There are no happy campers in The Beauty of Men.  Maybe one.  Lark’s friend Eddie who frequents the boat ramp almost daily without any illusions of romance.  Eddie is older than Lark but he has none of  Lark’s maudlin attitude about age.  He knows what he is, has accepted it, and goes through life with neither illusion nor self-pity.  Lark on the other hand is obsessed with age.  He has survived the AIDS epidemic only to find himself too old to be the gay man he wants to be anymore.  The old become invisible, which is true in the straight world, too, but invisibility for older gays in the 1980’s was compounded by a community that valued both youth and beauty as signs of good health.  Lark is still interested; he just can’t find anyone who reciprocates.

We are the same age, Lark and me. Knowing something of what he feels did not make me like The Beauty of Men more.  Maybe the 1980’s is not long enough ago.  If the novel were set in the 1940’s, I could have felt more for Lark.  But so close to our own time, I lost patience with him early on and never really came around to his side.    I can’t say if the issues the book raises have been resolved or if we’ve just moved on to other things, but it all felt a bit old-hat to me.

So am I recommending the book?  I can say this: It is so well written that I will be reading more of Andrew Holleran’s novels.  I’ve never read his classic Dancer from the Dance which is considered a seminal work in the LGBT Cannon.  When I next see it on the shelf in a used bookstore somewhere, I’ll buy it.  In the end, The Beauty of Men is an excellent work.

 

One of the nice things about moving all of my old reviews over to this newer blog is that I have an excuse to re-read them all again.  I remembered this book, I see the cover and the title in local bookstores frequently, but I had forgotten all about it. This review brought it all back.  I imagine my opinion would be the same were I to read the book today.  It’s too much of its time, too much a piece of history.  I like to see what the author might write if he told this story today. He’s very good, Mr. Holleran.  And I will admit that I have still not read Dancer From the Dance.

2 thoughts on “The Beauty of Men by Andrew Holleran

  1. One thing I’ve really taken away from book blogging the last few years is just how subjective reading can be.
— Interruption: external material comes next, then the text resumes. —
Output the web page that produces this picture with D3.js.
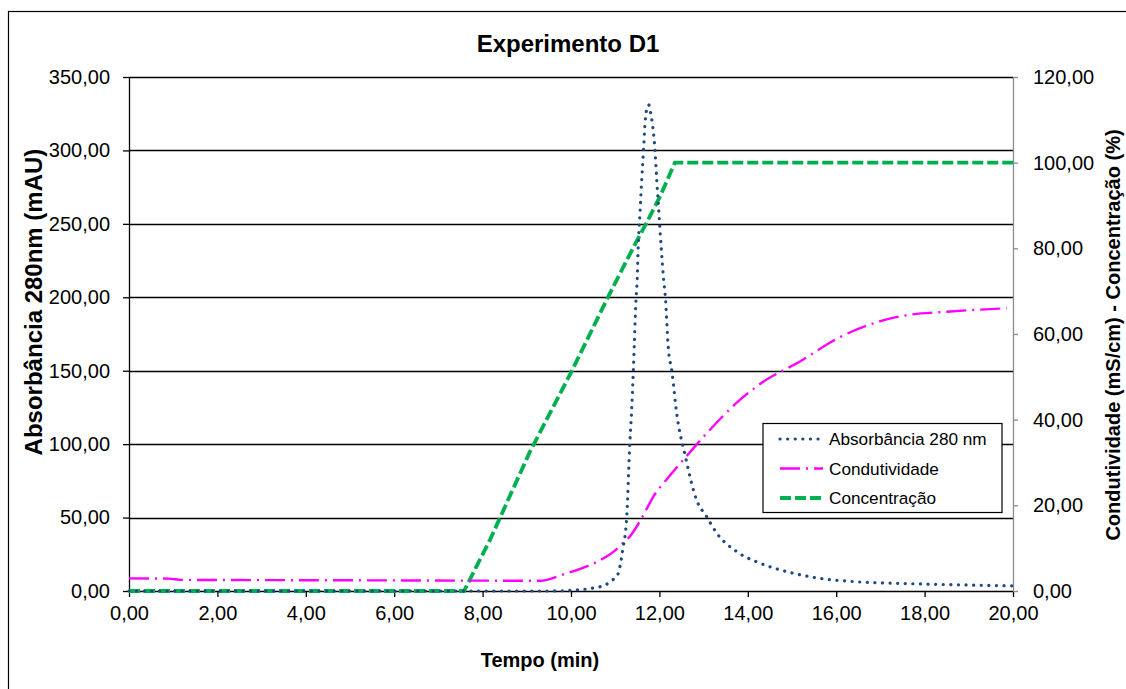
<!DOCTYPE html>
<html>
<head>
<meta charset="utf-8">
<script src="https://cdn.jsdelivr.net/npm/d3@7"></script>
<style>
  html, body { margin: 0; padding: 0; background: #fff; }
  svg { display: block; font-family: "Liberation Sans", Arial, sans-serif; }
</style>
</head>
<body>
<svg id="chart" width="1126" height="689"></svg>
<script>
// Elution profile, experiment D1
const tempo = [0, 9.5, 10.0, 10.5, 10.8, 10.96, 11.07, 11.11, 11.17, 11.26, 11.33, 11.37, 11.41, 11.43, 11.47, 11.50, 11.52, 11.56, 11.60, 11.64, 11.67, 11.70, 11.76, 11.80, 11.85, 11.90, 11.94, 11.99, 12.04, 12.09, 12.14, 12.20, 12.28, 12.40, 12.58, 12.84, 13.07, 13.30, 13.75, 14.28, 14.88, 15.63, 16.39, 17.44, 18.95, 20.0];
const absorbancia = [0, 0, 0.5, 2, 4.5, 8, 12, 17, 28, 50, 100, 122, 150, 166, 198, 214, 234, 257, 280, 300, 316, 326, 331, 326, 316, 300, 280, 257, 234, 214, 198, 166, 150, 119, 92.6, 62, 50.6, 39.3, 26.8, 18.9, 13.2, 8.6, 6.4, 5.2, 4.1, 3.5];

const tempoCond = [0, 0.9, 1.2, 5.0, 9.3, 9.83, 10.3, 10.66, 11.0, 11.18, 11.33, 11.6, 11.86, 12.2, 12.54, 13.14, 13.82, 14.3, 15.18, 16.09, 17.0, 17.6, 18.5, 19.86];
const condutividade = [2.95, 2.9, 2.6, 2.5, 2.4, 3.9, 5.5, 7.2, 9.5, 11.3, 12.7, 17, 22, 26.5, 30.6, 37.6, 44.6, 48.5, 53.6, 59.3, 63.0, 64.4, 65.2, 66.0];

const tempoConc = [0, 7.58, 8.17, 9.07, 10.0, 10.88, 11.45, 11.71, 12.01, 12.35, 20.0];
const concentracao = [0, 0, 12, 32.5, 51, 69.5, 81, 86, 92, 100, 100];

const xTicks = [0, 2, 4, 6, 8, 10, 12, 14, 16, 18, 20];
const yLeftTicks = [0, 50, 100, 150, 200, 250, 300, 350];
const yRightTicks = [0, 20, 40, 60, 80, 100, 120];

const seriesNames = ["Absorbância 280 nm", "Condutividade", "Concentração"];

const fmt = v => d3.format(".2f")(v).replace(".", ",");

const svg = d3.select("#chart");
const m = { left: 129, right: 1013, top: 77, bottom: 591 };

const x = d3.scaleLinear().domain([0, 20]).range([m.left, m.right]);
const yL = d3.scaleLinear().domain([0, 350]).range([m.bottom, m.top]);
const yR = d3.scaleLinear().domain([0, 120]).range([m.bottom, m.top]);

// outer frame
svg.append("rect").attr("x", 8.5).attr("y", 11.5).attr("width", 1200).attr("height", 800)
  .attr("fill", "none").attr("stroke", "#000").attr("stroke-width", 1.2);

// horizontal gridlines
svg.append("g").selectAll("line").data(yLeftTicks.filter(d => d > 0)).join("line")
  .attr("x1", m.left).attr("x2", m.right)
  .attr("y1", d => Math.round(yL(d)) + 0.5).attr("y2", d => Math.round(yL(d)) + 0.5)
  .attr("stroke", "#000").attr("stroke-width", 1.3);

// axes
const gx = svg.append("g").attr("transform", `translate(0,${m.bottom})`)
  .call(d3.axisBottom(x).tickValues(xTicks).tickFormat(fmt).tickSize(6).tickSizeOuter(0).tickPadding(6));
const gl = svg.append("g").attr("transform", `translate(${m.left},0)`)
  .call(d3.axisLeft(yL).tickValues(yLeftTicks).tickFormat(fmt).tickSize(6).tickSizeOuter(0).tickPadding(13));
const gr = svg.append("g").attr("transform", `translate(${m.right},0)`)
  .call(d3.axisRight(yR).tickValues(yRightTicks).tickFormat(fmt).tickSize(5).tickSizeOuter(0).tickPadding(15));

[gx, gl, gr].forEach(g => {
  g.selectAll("text").attr("font-size", 20).attr("fill", "#000")
    .attr("font-family", "'Liberation Sans', Arial, sans-serif");
  g.selectAll("path, line").attr("stroke-width", 1.3);
});
gx.selectAll("path, line").attr("stroke", "#000");
gl.selectAll("path, line").attr("stroke", "#000");
gr.selectAll("path, line").attr("stroke", "#8c8c8c");
gx.selectAll("text").attr("dy", "0.85em");

// series
const lineAbs = d3.line().x(d => x(d[0])).y(d => yL(d[1])).curve(d3.curveMonotoneX);
const lineR = d3.line().x(d => x(d[0])).y(d => yR(d[1])).curve(d3.curveMonotoneX);

const concData = d3.zip(tempoConc, concentracao);
const condData = d3.zip(tempoCond, condutividade);
const absData = d3.zip(tempo, absorbancia);

const styles = [
  { color: "#1f4a80", width: 3.2, dash: "0.1 7.5", cap: "round" },
  { color: "#ff00ff", width: 2.4, dash: "20 6 2 6", cap: "butt" },
  { color: "#00b050", width: 3.8, dash: "11 4", cap: "butt" }
];

svg.append("path").datum(concData).attr("d", d3.line().x(d => x(d[0])).y(d => yR(d[1])))
  .attr("fill", "none").attr("stroke", styles[2].color).attr("stroke-width", styles[2].width)
  .attr("stroke-dasharray", styles[2].dash);
svg.append("path").datum(condData).attr("d", lineR)
  .attr("fill", "none").attr("stroke", styles[1].color).attr("stroke-width", styles[1].width)
  .attr("stroke-dasharray", styles[1].dash);
svg.append("path").datum(absData).attr("d", lineAbs)
  .attr("fill", "none").attr("stroke", styles[0].color).attr("stroke-width", styles[0].width)
  .attr("stroke-dasharray", styles[0].dash).attr("stroke-linecap", styles[0].cap);

// legend
const lg = svg.append("g");
lg.append("rect").attr("x", 763).attr("y", 423.5).attr("width", 239).attr("height", 89)
  .attr("fill", "#fff").attr("stroke", "#000").attr("stroke-width", 1.2);
seriesNames.forEach((name, i) => {
  const yy = 439 + i * 29.5;
  lg.append("line").attr("x1", 780).attr("x2", 823).attr("y1", yy).attr("y2", yy)
    .attr("stroke", styles[i].color).attr("stroke-width", styles[i].width)
    .attr("stroke-dasharray", styles[i].dash).attr("stroke-linecap", styles[i].cap);
  lg.append("text").attr("x", 829).attr("y", yy + 6).attr("font-size", 17.2).text(name);
});

// titles
svg.append("text").attr("x", 568).attr("y", 52).attr("text-anchor", "middle")
  .attr("font-size", 24).attr("font-weight", "bold").text("Experimento D1");
svg.append("text").attr("x", 540).attr("y", 667).attr("text-anchor", "middle")
  .attr("font-size", 20).attr("font-weight", "bold").text("Tempo (min)");
svg.append("text").attr("transform", "translate(42,302) rotate(-90)").attr("text-anchor", "middle")
  .attr("font-size", 24).attr("font-weight", "bold").text("Absorbância 280nm (mAU)");
svg.append("text").attr("transform", "translate(1120,335) rotate(-90)").attr("text-anchor", "middle")
  .attr("font-size", 20).attr("font-weight", "bold").text("Condutividade (mS/cm) - Concentração (%)");
</script>
</body>
</html>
My enjoyment of a novel, independent of how great it may be, can change dramatically with my mood and environment.

    I find it’s a nice thing to keep in mind when I feel the string that comes with someone not enjoying a book I hold dear. 🙂

    1. I thinks it’s a little odd, and kind of wonderful, just how hard we take it when someone doesn’t admire a book we love. I really feel it on a very personal level, though I know it has nothing to do with me at all.